Output the lines exactly, from the one where "Emit a web page" appears through the one where "dims.width - margin.right]);" appears. Images are left out.

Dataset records
__________________________________________________

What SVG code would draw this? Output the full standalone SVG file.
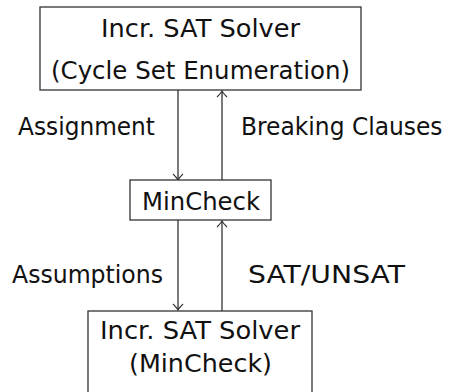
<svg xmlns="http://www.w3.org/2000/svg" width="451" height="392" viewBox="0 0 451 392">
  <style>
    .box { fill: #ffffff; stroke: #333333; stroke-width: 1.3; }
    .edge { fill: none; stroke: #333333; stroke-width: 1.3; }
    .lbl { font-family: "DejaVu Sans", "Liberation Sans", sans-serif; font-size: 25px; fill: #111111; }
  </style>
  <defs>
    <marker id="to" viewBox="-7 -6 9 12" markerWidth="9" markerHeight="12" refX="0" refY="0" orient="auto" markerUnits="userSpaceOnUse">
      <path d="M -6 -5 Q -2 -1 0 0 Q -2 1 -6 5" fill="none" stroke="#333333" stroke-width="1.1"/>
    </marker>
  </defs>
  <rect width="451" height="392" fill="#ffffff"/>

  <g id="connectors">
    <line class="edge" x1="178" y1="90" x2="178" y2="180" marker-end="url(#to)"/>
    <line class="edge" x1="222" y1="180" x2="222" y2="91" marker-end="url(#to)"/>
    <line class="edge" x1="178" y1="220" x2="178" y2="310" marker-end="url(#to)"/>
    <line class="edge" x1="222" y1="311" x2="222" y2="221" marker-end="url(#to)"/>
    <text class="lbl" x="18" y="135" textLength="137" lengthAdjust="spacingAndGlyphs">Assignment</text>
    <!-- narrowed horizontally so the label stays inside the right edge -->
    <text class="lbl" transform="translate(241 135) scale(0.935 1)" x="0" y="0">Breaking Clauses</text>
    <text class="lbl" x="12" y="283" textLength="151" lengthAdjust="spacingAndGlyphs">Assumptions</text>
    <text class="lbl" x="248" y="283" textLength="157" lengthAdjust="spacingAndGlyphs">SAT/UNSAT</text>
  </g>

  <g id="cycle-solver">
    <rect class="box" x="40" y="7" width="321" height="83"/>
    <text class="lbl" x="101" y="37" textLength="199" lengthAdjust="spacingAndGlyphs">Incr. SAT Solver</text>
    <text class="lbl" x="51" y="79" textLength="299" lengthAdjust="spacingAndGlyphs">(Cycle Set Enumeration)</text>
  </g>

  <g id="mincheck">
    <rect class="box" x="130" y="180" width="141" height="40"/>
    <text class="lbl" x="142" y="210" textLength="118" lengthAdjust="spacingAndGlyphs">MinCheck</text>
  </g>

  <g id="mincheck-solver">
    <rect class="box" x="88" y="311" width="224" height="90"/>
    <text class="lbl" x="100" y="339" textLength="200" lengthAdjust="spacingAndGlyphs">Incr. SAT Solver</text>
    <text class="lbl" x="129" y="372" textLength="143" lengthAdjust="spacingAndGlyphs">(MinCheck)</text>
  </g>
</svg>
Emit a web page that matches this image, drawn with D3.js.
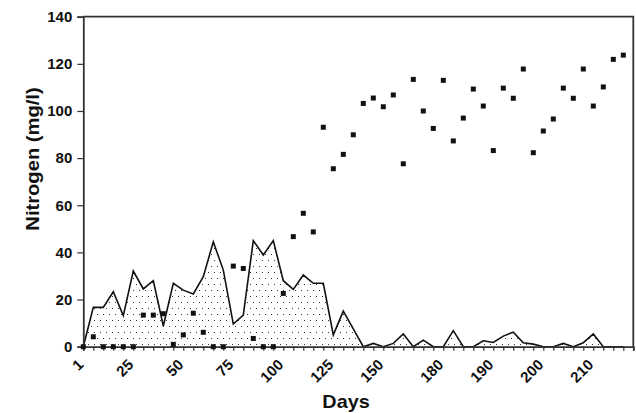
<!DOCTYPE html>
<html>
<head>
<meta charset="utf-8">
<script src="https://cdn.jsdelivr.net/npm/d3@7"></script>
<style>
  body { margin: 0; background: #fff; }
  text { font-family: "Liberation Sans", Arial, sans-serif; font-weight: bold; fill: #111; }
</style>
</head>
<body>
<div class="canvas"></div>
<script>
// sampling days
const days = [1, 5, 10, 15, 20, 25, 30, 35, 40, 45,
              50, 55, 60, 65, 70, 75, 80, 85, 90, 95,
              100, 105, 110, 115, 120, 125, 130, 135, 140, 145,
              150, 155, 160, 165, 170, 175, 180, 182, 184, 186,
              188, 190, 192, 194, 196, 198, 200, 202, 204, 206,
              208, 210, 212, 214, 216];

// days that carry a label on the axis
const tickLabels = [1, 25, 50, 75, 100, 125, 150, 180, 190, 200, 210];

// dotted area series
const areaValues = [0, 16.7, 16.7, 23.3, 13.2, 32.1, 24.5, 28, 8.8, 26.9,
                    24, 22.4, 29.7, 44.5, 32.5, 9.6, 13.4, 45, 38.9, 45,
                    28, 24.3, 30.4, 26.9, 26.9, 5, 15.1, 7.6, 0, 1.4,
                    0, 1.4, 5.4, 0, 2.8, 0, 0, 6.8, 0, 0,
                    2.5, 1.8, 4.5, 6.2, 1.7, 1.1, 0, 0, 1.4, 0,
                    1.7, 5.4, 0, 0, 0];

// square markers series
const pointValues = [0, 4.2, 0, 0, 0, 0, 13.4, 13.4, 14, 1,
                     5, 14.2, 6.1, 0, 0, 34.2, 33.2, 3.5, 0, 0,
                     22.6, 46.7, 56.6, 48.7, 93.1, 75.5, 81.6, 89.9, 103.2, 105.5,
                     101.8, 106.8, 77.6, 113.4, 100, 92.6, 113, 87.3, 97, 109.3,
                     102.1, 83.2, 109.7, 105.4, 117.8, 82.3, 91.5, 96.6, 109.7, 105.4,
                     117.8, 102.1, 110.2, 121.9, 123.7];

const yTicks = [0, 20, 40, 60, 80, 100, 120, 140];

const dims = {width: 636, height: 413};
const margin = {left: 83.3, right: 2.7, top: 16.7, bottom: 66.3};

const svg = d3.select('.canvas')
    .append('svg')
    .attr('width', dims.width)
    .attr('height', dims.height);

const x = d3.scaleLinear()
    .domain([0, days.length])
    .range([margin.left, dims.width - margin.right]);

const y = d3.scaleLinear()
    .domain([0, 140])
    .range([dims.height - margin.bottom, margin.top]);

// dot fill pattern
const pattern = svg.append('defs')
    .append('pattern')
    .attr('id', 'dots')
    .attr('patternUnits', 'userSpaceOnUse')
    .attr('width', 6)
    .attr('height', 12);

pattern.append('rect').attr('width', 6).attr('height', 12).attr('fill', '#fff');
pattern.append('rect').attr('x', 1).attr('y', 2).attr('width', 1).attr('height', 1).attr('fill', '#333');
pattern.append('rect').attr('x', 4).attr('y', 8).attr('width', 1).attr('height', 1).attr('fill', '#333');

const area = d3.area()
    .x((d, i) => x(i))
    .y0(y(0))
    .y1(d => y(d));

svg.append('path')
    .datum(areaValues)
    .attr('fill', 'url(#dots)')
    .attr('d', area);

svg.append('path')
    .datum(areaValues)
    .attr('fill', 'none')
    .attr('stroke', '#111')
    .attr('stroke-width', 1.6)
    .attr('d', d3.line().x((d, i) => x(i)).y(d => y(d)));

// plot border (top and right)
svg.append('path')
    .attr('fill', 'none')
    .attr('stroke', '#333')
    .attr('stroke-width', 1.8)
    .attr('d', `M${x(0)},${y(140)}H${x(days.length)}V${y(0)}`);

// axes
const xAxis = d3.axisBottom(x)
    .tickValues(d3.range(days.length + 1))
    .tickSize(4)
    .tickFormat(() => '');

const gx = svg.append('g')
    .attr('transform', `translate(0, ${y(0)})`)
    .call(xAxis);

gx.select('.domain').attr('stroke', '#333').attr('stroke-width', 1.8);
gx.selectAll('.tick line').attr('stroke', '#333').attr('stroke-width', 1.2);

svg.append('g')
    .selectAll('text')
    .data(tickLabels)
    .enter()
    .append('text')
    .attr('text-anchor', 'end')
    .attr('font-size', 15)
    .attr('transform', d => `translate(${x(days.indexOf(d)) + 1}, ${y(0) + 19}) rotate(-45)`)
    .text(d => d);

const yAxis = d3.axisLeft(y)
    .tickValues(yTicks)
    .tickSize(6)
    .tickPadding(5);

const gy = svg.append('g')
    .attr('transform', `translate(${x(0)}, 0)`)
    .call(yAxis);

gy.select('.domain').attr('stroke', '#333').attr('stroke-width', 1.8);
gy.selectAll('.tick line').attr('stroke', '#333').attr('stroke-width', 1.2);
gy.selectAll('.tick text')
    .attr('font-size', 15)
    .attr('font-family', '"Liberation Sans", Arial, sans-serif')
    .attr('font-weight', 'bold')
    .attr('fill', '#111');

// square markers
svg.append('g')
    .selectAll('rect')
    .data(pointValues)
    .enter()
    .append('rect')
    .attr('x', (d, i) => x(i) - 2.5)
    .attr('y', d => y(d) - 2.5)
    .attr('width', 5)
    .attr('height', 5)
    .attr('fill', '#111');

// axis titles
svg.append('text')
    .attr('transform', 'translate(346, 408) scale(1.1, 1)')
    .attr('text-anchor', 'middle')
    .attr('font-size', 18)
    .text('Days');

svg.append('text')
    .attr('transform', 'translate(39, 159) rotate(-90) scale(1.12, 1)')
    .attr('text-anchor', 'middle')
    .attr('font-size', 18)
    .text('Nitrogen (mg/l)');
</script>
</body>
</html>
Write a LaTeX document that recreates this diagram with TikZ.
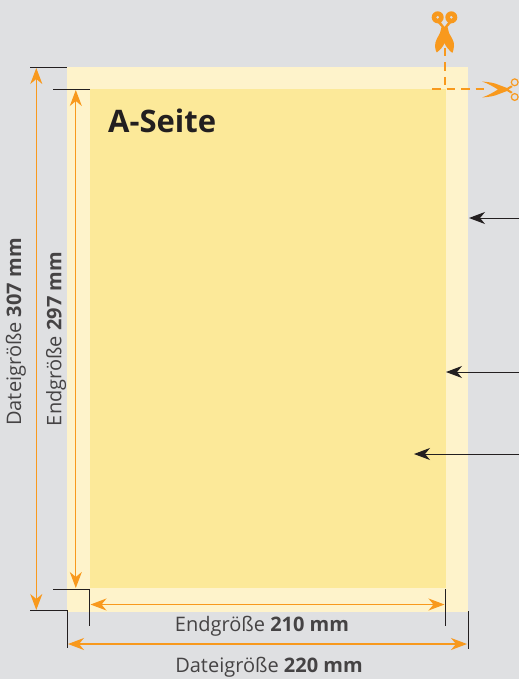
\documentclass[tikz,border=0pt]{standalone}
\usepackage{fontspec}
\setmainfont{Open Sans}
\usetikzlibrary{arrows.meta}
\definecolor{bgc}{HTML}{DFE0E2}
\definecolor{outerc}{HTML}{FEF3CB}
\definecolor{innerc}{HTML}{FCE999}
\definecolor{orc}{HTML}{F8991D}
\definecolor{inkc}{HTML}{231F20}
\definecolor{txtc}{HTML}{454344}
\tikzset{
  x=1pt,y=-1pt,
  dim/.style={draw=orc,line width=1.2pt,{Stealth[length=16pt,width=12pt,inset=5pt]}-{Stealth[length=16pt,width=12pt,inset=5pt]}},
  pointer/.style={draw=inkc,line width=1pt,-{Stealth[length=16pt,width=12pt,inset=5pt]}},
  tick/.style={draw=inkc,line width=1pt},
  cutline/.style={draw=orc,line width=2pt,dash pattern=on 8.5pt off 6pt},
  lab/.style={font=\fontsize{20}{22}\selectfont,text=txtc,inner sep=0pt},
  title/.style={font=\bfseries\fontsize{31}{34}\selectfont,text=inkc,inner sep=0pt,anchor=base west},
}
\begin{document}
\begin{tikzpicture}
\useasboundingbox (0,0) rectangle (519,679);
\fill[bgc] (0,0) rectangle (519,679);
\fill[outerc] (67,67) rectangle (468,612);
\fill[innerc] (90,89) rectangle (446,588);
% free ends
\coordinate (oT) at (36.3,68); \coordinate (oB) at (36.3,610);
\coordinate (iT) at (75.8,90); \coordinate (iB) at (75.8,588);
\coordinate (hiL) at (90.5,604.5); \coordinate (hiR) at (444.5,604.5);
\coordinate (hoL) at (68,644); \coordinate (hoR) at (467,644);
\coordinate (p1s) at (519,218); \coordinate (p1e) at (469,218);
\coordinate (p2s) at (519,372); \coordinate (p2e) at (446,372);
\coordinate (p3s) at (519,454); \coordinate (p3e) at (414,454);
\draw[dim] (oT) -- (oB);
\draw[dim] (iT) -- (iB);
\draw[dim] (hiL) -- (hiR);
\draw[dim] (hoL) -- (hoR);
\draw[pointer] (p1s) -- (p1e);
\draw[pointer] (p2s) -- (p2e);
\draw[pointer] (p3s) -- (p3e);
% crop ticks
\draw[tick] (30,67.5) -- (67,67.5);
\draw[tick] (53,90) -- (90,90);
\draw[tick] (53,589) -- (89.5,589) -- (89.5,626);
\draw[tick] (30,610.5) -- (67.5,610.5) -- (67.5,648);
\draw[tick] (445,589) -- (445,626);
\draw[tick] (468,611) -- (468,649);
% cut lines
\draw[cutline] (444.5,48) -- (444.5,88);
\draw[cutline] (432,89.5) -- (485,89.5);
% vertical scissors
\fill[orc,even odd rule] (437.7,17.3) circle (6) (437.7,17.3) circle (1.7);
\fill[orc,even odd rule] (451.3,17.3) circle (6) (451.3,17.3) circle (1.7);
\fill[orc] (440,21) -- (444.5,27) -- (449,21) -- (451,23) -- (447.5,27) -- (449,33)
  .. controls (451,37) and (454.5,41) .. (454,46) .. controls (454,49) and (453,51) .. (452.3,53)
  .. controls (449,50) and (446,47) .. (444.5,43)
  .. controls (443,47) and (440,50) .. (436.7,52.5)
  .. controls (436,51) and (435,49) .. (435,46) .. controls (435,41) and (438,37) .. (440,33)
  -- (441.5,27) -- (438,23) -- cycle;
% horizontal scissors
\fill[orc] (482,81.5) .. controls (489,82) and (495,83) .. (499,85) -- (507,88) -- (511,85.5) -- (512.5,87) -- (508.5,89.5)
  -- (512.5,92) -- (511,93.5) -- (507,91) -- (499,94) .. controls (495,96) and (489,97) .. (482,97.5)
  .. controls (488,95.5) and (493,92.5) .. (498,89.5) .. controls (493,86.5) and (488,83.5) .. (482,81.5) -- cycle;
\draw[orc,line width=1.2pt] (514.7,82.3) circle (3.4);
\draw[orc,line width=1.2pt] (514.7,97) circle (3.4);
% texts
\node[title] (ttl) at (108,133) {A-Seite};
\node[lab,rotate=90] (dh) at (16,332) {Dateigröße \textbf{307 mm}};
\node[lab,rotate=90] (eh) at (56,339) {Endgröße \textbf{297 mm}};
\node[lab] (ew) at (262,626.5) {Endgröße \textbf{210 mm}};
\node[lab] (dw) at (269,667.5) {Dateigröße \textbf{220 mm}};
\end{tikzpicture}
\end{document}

__________________________________________________

== SOLUTION FOR THIS PROBLEM ==
Emit a web page that matches this image, drawn with D3.js.
<!DOCTYPE html>
<html>
<head>
<meta charset="utf-8">
<script src="https://cdn.jsdelivr.net/npm/d3@7"></script>
<style>
  body { margin: 0; background: #fff; }
  text { font-family: "Liberation Sans", Arial, sans-serif; font-weight: bold; fill: #111; }
</style>
</head>
<body>
<div class="canvas"></div>
<script>
// sampling days
const days = [1, 5, 10, 15, 20, 25, 30, 35, 40, 45,
              50, 55, 60, 65, 70, 75, 80, 85, 90, 95,
              100, 105, 110, 115, 120, 125, 130, 135, 140, 145,
              150, 155, 160, 165, 170, 175, 180, 182, 184, 186,
              188, 190, 192, 194, 196, 198, 200, 202, 204, 206,
              208, 210, 212, 214, 216];

// days that carry a label on the axis
const tickLabels = [1, 25, 50, 75, 100, 125, 150, 180, 190, 200, 210];

// dotted area series
const areaValues = [0, 16.7, 16.7, 23.3, 13.2, 32.1, 24.5, 28, 8.8, 26.9,
                    24, 22.4, 29.7, 44.5, 32.5, 9.6, 13.4, 45, 38.9, 45,
                    28, 24.3, 30.4, 26.9, 26.9, 5, 15.1, 7.6, 0, 1.4,
                    0, 1.4, 5.4, 0, 2.8, 0, 0, 6.8, 0, 0,
                    2.5, 1.8, 4.5, 6.2, 1.7, 1.1, 0, 0, 1.4, 0,
                    1.7, 5.4, 0, 0, 0];

// square markers series
const pointValues = [0, 4.2, 0, 0, 0, 0, 13.4, 13.4, 14, 1,
                     5, 14.2, 6.1, 0, 0, 34.2, 33.2, 3.5, 0, 0,
                     22.6, 46.7, 56.6, 48.7, 93.1, 75.5, 81.6, 89.9, 103.2, 105.5,
                     101.8, 106.8, 77.6, 113.4, 100, 92.6, 113, 87.3, 97, 109.3,
                     102.1, 83.2, 109.7, 105.4, 117.8, 82.3, 91.5, 96.6, 109.7, 105.4,
                     117.8, 102.1, 110.2, 121.9, 123.7];

const yTicks = [0, 20, 40, 60, 80, 100, 120, 140];

const dims = {width: 636, height: 413};
const margin = {left: 83.3, right: 2.7, top: 16.7, bottom: 66.3};

const svg = d3.select('.canvas')
    .append('svg')
    .attr('width', dims.width)
    .attr('height', dims.height);

const x = d3.scaleLinear()
    .domain([0, days.length])
    .range([margin.left, dims.width - margin.right]);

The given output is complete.